This is our pantry.
I know that doesn’t look like much. The truth is, we’ve never really had a pantry. We’ve been creative over the years with limited space offered in older homes. We love the quaint, but closets weren’t big in the 1940’s. And neither were pantries – especially ones to support a family of 7. That said, we have more than enough room in our little space. And the lack of closets (along with multiple moves) keeps us lean. Even with the space we have, we could live on a 1/10th of what we own. I’m sure of it.
But this is not a post about excess or waste, it’s a post about authenticity, truth and integrity.
Despite its size and limited offerings, our pantry has a thief. Someone who sneaks food out of the smallish space. We bought all the food in our pantry for one purpose – to eat. And Jon and I are happy for the kids to eat it. We just ask and prefer that anyone eating the food, let’s say some chips, take it out of the pantry, put it on a plate or napkin, and eat at the table or the kitchen island. Because, we eat in the kitchen. Or, the kids can eat at a table in our family room. But that’s it.
Pantry Sneak likes to grab and go. Grab and go’s almost always leave a trail. Because when you grab a few chips and go back for more, crumbs fall. Sometimes on the ground. Sometimes in an open box below. Always somewhere. And we all know, at least in Texas, who likes crumbs.
Okay, so those aren’t real. (Note to self: Just say “NO” when a prankster daughter asks, “Can I buy these?” #fakeroaches #heartattack!!)
Between those bugs and her One Direction life-size cut-out, I need help.
Yes – that creepy shaddow-figure was standing at our door the other night when Jon & I came home from a movie. Scared me half to death. Even more when he was in my shower one morning. My word! it’s a miracle an ambulance hasn’t wheeled me out of this place.
So, when I walked in from carpool and caught Pantry Sneak red-handed, in action, I exclaimed, “It’s YOU!”
Even though YOU knew exactly what I was talking about, he quick responded, “What are you talking about?”
Why do they do that? He was busted. His hand was literally in the chip bag. “You’re the one that keeps grabbing chips.”
“It isn’t me,” he insisted.
“It clearly is you, just admit it.”
“Okay, so just this once,” he started to defend, all while chewing on a potato chip. “It’s still not me.”

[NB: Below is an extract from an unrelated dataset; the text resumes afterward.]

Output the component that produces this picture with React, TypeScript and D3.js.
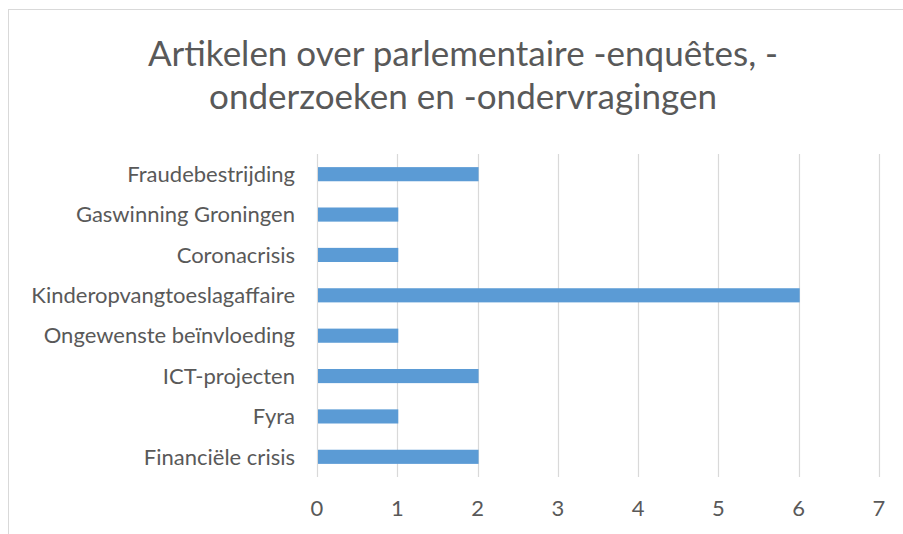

“Why are you trying to finagle?” I ask in disbelief. “Tell the truth. Tell the whole truth. … I see you.” Then I add, “And, I don’t care if you eat the chips. Just get a plate. And for goodness’ sake, be honest. I would so much rather you tell me the whole truth than bank on a nugget of truth. I’m sure it’s not you 100% of the time, but never justify a half-truth as honesty. Your integrity is so much more important than a bag of chips. In fact, I can’t think of many things that would warrant compromising your full, 100% honesty and integrity.”
I might have over-boarded the lecture a little, but I was sensitive to the half-truth because there are a few folks in my life, adults, to whom I want to say the same thing. More like yell.
I feel like I’m living in a cesspool of half-truths. They come from people who, like my Pantry Sneak, are actually pretty terrific at the core. But somewhere along the way they started to
- justify half-truths by counting a portion of truth as the whole,
- think the end justifies the means,
- grow comfortable in a world of half-truths with no on calling them to higher integrity,
- or maybe convince themselves that the half-truth is actually whole.
And I watched, in action, how a half-truth teller tries to justify. Pantry Sneak, caught red-handed, tried to…
- Ignore/act like he didn’t hear me: This is a fav in the world of politics – pretend like you don’t hear and maybe it will go away… or just pretend and half-truth “Huh? I can’t hear you.”
- Blame/shift focus: It just might work, especially if someone is standing close by,
- Control information flow: This is one of the more powerful strategies, but beware, information control comes back to bite
- Sprinkle just enough truth to deflect further investigation.
To me, the last is the worst. Okay, all are bad.
So when I saw Pantry Sneak, I did snap a little. Mostly because I care for him so deeply. I don’t want him to buy into culture’s message that half-truths are okay and that put together they equal some justifiable whole. I want him to err on the side of honor and integrity and authenticity. For his sake. So he doesn’t ever have to manipu-finagle in order to be sure he has his half-truths in order. I want him to be free of that so he can live life untethered. And, even though gut-wrenching honesty can be uncomfortable in the moment, it speaks volumes about the big picture. Because people are involved. People are left in the wake. And, people are more important than spin.
At then end of the day, it leaves me weak. Wondering if/where I fudge. Hoping I have good enough friends that will converse with me and call me on any of my manipu-finagling that I’m hoping I don’t do. Thankful … oh, so thankful that God doesn’t deal in half-truths.
Integrity. Honesty. Authenticity. Propriety. Respect. Here’s to grooming a generation based on those.
Thanks for putting up with my rant .. and for walking the road with me.